Blog of the International Journal of Constitutional Law

Kenya process moves forward…

Kenya’s Parliamentary Select Committee has now returned the draft constitution—heavily modified—to the Committee of Experts for reconsideration. The major change was dropping the semi-presidential system in favor of a pure presidential system with a directly elected president, reflecting demand from the public for greater clarity and clearer channels of accountability.

The switch from semi-presidentialism is interesting on a number of dimensions. It upends a bargain among the two leading political factions around Prime Minister Odinga and President Kibaki. With only one political prize to fight for, the stakes are higher and so competition will be intensified, hopefully without the horrific violence that accompanied Kenya’s last election.

Another implication concerns drafting processes. In the 1990s, Jon Elster argued that constitutions ought to be written by specially constituted constituent assemblies because legislatures would engage in self-dealing if they were involved in the process. In a recent empirical examination, we did not find evidence that parliament-centered drafting exercises produced constitutions with more parliamentary power.
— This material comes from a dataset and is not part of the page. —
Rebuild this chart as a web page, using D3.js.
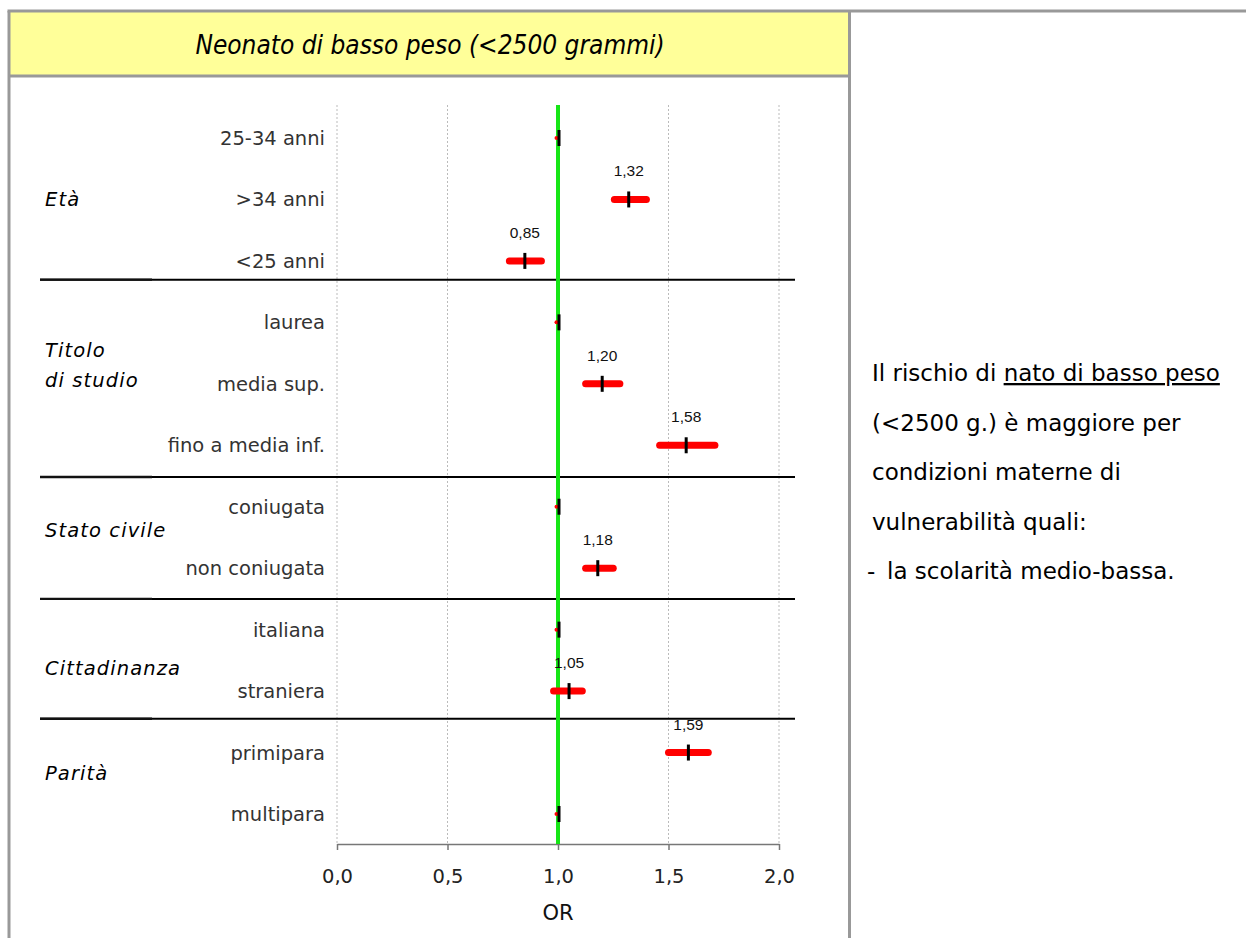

One might see the Kenyan parliament arguing for presidentialism as data point in this regard (though of course one can have fairly strong legislatures in presidential systems.)

We have not yet seen the draft, but it was reported that the PSC also removed the Human Rights Commission, the National Land Commission and the Gender Commission from the draft. The MPs proposed that instead of entrenching these commissions in the constitution they should be stipulated by Acts of Parliament. Parliament has an expanded number of constituencies in the draft, and there were modifications to the proposed system of devolution, a crucial political issue in Kenya. There were a few other smaller changes too, such as removing the entrenchment of Nairobi as the capital.

The Committee of Experts now evaluates the changes and will return the draft to parliament by February 25. Parliament then debates the draft for 30 days. If approved, the process jumps to publication of new constitution by April 26 then referendum on June 26.